* start MATERIAL *
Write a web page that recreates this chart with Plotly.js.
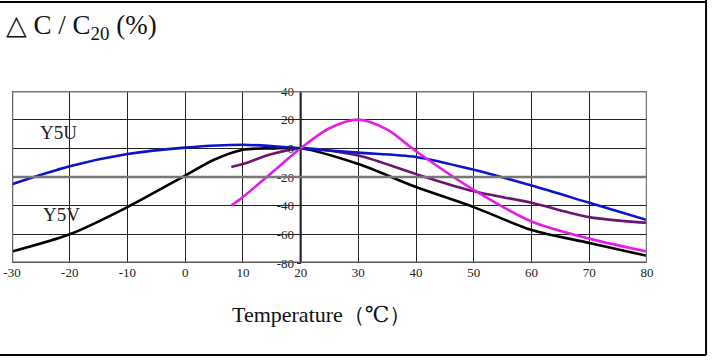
<!DOCTYPE html>
<html><head><meta charset="utf-8">
<script src="https://cdn.plot.ly/plotly-3.0.1.min.js"></script>
<style>body{margin:0;background:#fff}#c{width:718px;height:360px}</style>
</head><body><div id="c"></div>
<script>
const xTicks = [-30,-20,-10,0,10,20,30,40,50,60,70,80];
const yTicks = [40,20,0,-20,-40,-60,-80];
const yTickText = ["40","20","0","-20","-40","-60","-80"];

const y5uT = [-30,-20,-10,0,10,20,30,40,50,60,70,80];
const y5uV = [-25,-12.5,-4,0.5,2.5,0,-3,-6,-15,-26,-38,-50];

const y5vT = [-30,-20,-10,0,5,10,15,20,30,40,50,60,70,80];
const y5vV = [-72,-60,-41,-19,-8,-1,0,0,-11,-27,-41,-57,-66,-75];

const z5uT = [8,10,15,20,30,40,50,60,70,80];
const z5uV = [-13,-11,-4,0,-5,-18,-30,-38,-48,-52];

const z5vT = [8,10,15,20,25,30,35,40,50,60,70,80];
const z5vV = [-40,-34,-17,0,14,20,13,-2,-29,-51,-63,-72];

const serif = "Liberation Serif, DejaVu Serif, serif";
function tr(x,y,color){return {x:x,y:y,type:'scatter',mode:'lines',line:{color:color,width:2.6,shape:'spline',smoothing:0.8},hoverinfo:'skip'};}
const data = [
  tr(y5vT,y5vV,'#000000'),
  tr(z5uT,z5uV,'#6b1470'),
  tr(y5uT,y5uV,'#0a14c8'),
  tr(z5vT,z5vV,'#e020e6')
];
const hl = (y,c,w)=>({type:'line',xref:'x',yref:'y',x0:-30,x1:80,y0:y,y1:y,line:{color:c,width:w},layer:'above'});
const layout = {
  width:718,height:360,
  margin:{l:12,r:71,t:91,b:97},
  paper_bgcolor:'#fff',plot_bgcolor:'#fff',
  showlegend:false,
  xaxis:{range:[-30,80],tickvals:xTicks,ticktext:xTicks.map(String),showgrid:true,gridcolor:'#222',gridwidth:1,
    zeroline:false,showline:false,ticks:'',tickfont:{family:serif,size:13,color:'#222'},fixedrange:true},
  yaxis:{range:[-80,40],tickvals:yTicks,ticktext:yTickText,showgrid:true,gridcolor:'#222',gridwidth:1,
    zeroline:false,showline:false,anchor:'free',position:50/110,side:'left',ticks:'outside',ticklen:4,tickcolor:'#222',
    tickfont:{family:serif,size:13,color:'#222'},fixedrange:true},
  shapes:[
    hl(40,'#777',3), hl(-20,'#777',2.5), hl(-80,'#555',3),
    {type:'line',xref:'x',yref:'y',x0:-30,x1:-30,y0:-80,y1:40,line:{color:'#666',width:2.5},layer:'above'},
    {type:'line',xref:'x',yref:'y',x0:80,x1:80,y0:-80,y1:40,line:{color:'#777',width:2.5},layer:'above'},
    {type:'line',xref:'x',yref:'y',x0:20,x1:20,y0:-80,y1:40,line:{color:'#000',width:2},layer:'below'},
    {type:'line',xref:'paper',yref:'paper',x0:-0.05,x1:1.093,y0:1.517,y1:1.517,line:{color:'#000',width:2}},
    {type:'line',xref:'paper',yref:'paper',x0:1.093,x1:1.093,y0:1.53,y1:-0.535,line:{color:'#000',width:2}},
    {type:'line',xref:'paper',yref:'paper',x0:-0.05,x1:1.093,y0:-0.535,y1:-0.535,line:{color:'#000',width:2}}
  ],
  annotations:[
    {xref:'paper',yref:'paper',x:-0.012,y:1.37,xanchor:'left',yanchor:'middle',showarrow:false,
     text:'△ C / C<sub>20</sub> (%)',font:{family:serif,size:27,color:'#111'}},
    {xref:'x',yref:'y',x:-22,y:11,showarrow:false,text:'Y5U',font:{family:serif,size:19,color:'#222'}},
    {xref:'x',yref:'y',x:-21.5,y:-46,showarrow:false,text:'Y5V',font:{family:serif,size:19,color:'#222'}},
    {xref:'x',yref:'y',x:80.3,y:-48,xanchor:'left',showarrow:false,text:'Z5U',font:{family:serif,size:19,color:'#222'}},
    {xref:'x',yref:'y',x:80.3,y:-66,xanchor:'left',showarrow:false,text:'Z5V',font:{family:serif,size:19,color:'#e020e6'}},
    {xref:'paper',yref:'paper',x:0.488,y:-0.302,xanchor:'center',yanchor:'middle',showarrow:false,
     text:'Temperature（℃）',font:{family:serif,size:22,color:'#111'}}
  ]
};
Plotly.newPlot('c',data,layout,{staticPlot:true});
</script></body></html>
* end MATERIAL *
TASK TO CARRY OUT :: Repeat the material above word for word and skip every image in it.

OUTPUT OF THE TASK ::
Write a web page that recreates this chart with Plotly.js.
<!DOCTYPE html>
<html><head><meta charset="utf-8">
<script src="https://cdn.plot.ly/plotly-3.0.1.min.js"></script>
<style>body{margin:0;background:#fff}#c{width:718px;height:360px}</style>
</head><body><div id="c"></div>
<script>
const xTicks = [-30,-20,-10,0,10,20,30,40,50,60,70,80];
const yTicks = [40,20,0,-20,-40,-60,-80];
const yTickText = ["40","20","0","-20","-40","-60","-80"];

const y5uT = [-30,-20,-10,0,10,20,30,40,50,60,70,80];
const y5uV = [-25,-12.5,-4,0.5,2.5,0,-3,-6,-15,-26,-38,-50];

const y5vT = [-30,-20,-10,0,5,10,15,20,30,40,50,60,70,80];
const y5vV = [-72,-60,-41,-19,-8,-1,0,0,-11,-27,-41,-57,-66,-75];

const z5uT = [8,10,15,20,30,40,50,60,70,80];
const z5uV = [-13,-11,-4,0,-5,-18,-30,-38,-48,-52];

const z5vT = [8,10,15,20,25,30,35,40,50,60,70,80];
const z5vV = [-40,-34,-17,0,14,20,13,-2,-29,-51,-63,-72];

const serif = "Liberation Serif, DejaVu Serif, serif";
function tr(x,y,color){return {x:x,y:y,type:'scatter',mode:'lines',line:{color:color,width:2.6,shape:'spline',smoothing:0.8},hoverinfo:'skip'};}
const data = [
  tr(y5vT,y5vV,'#000000'),
  tr(z5uT,z5uV,'#6b1470'),
  tr(y5uT,y5uV,'#0a14c8'),
  tr(z5vT,z5vV,'#e020e6')
];
const hl = (y,c,w)=>({type:'line',xref:'x',yref:'y',x0:-30,x1:80,y0:y,y1:y,line:{color:c,width:w},layer:'above'});
const layout = {
  width:718,height:360,
  margin:{l:12,r:71,t:91,b:97},
  paper_bgcolor:'#fff',plot_bgcolor:'#fff',
  showlegend:false,
  xaxis:{range:[-30,80],tickvals:xTicks,ticktext:xTicks.map(String),showgrid:true,gridcolor:'#222',gridwidth:1,
    zeroline:false,showline:false,ticks:'',tickfont:{family:serif,size:13,color:'#222'},fixedrange:true},
  yaxis:{range:[-80,40],tickvals:yTicks,ticktext:yTickText,showgrid:true,gridcolor:'#222',gridwidth:1,
    zeroline:false,showline:false,anchor:'free',position:50/110,side:'left',ticks:'outside',ticklen:4,tickcolor:'#222',
    tickfont:{family:serif,size:13,color:'#222'},fixedrange:true},
  shapes:[
    hl(40,'#777',3), hl(-20,'#777',2.5), hl(-80,'#555',3),
    {type:'line',xref:'x',yref:'y',x0:-30,x1:-30,y0:-80,y1:40,line:{color:'#666',width:2.5},layer:'above'},
    {type:'line',xref:'x',yref:'y',x0:80,x1:80,y0:-80,y1:40,line:{color:'#777',width:2.5},layer:'above'},
    {type:'line',xref:'x',yref:'y',x0:20,x1:20,y0:-80,y1:40,line:{color:'#000',width:2},layer:'below'},
    {type:'line',xref:'paper',yref:'paper',x0:-0.05,x1:1.093,y0:1.517,y1:1.517,line:{color:'#000',width:2}},
    {type:'line',xref:'paper',yref:'paper',x0:1.093,x1:1.093,y0:1.53,y1:-0.535,line:{color:'#000',width:2}},
    {type:'line',xref:'paper',yref:'paper',x0:-0.05,x1:1.093,y0:-0.535,y1:-0.535,line:{color:'#000',width:2}}
  ],
  annotations:[
    {xref:'paper',yref:'paper',x:-0.012,y:1.37,xanchor:'left',yanchor:'middle',showarrow:false,
     text:'△ C / C<sub>20</sub> (%)',font:{family:serif,size:27,color:'#111'}},
    {xref:'x',yref:'y',x:-22,y:11,showarrow:false,text:'Y5U',font:{family:serif,size:19,color:'#222'}},
    {xref:'x',yref:'y',x:-21.5,y:-46,showarrow:false,text:'Y5V',font:{family:serif,size:19,color:'#222'}},
    {xref:'x',yref:'y',x:80.3,y:-48,xanchor:'left',showarrow:false,text:'Z5U',font:{family:serif,size:19,color:'#222'}},
    {xref:'x',yref:'y',x:80.3,y:-66,xanchor:'left',showarrow:false,text:'Z5V',font:{family:serif,size:19,color:'#e020e6'}},
    {xref:'paper',yref:'paper',x:0.488,y:-0.302,xanchor:'center',yanchor:'middle',showarrow:false,
     text:'Temperature（℃）',font:{family:serif,size:22,color:'#111'}}
  ]
};
Plotly.newPlot('c',data,layout,{staticPlot:true});
</script></body></html>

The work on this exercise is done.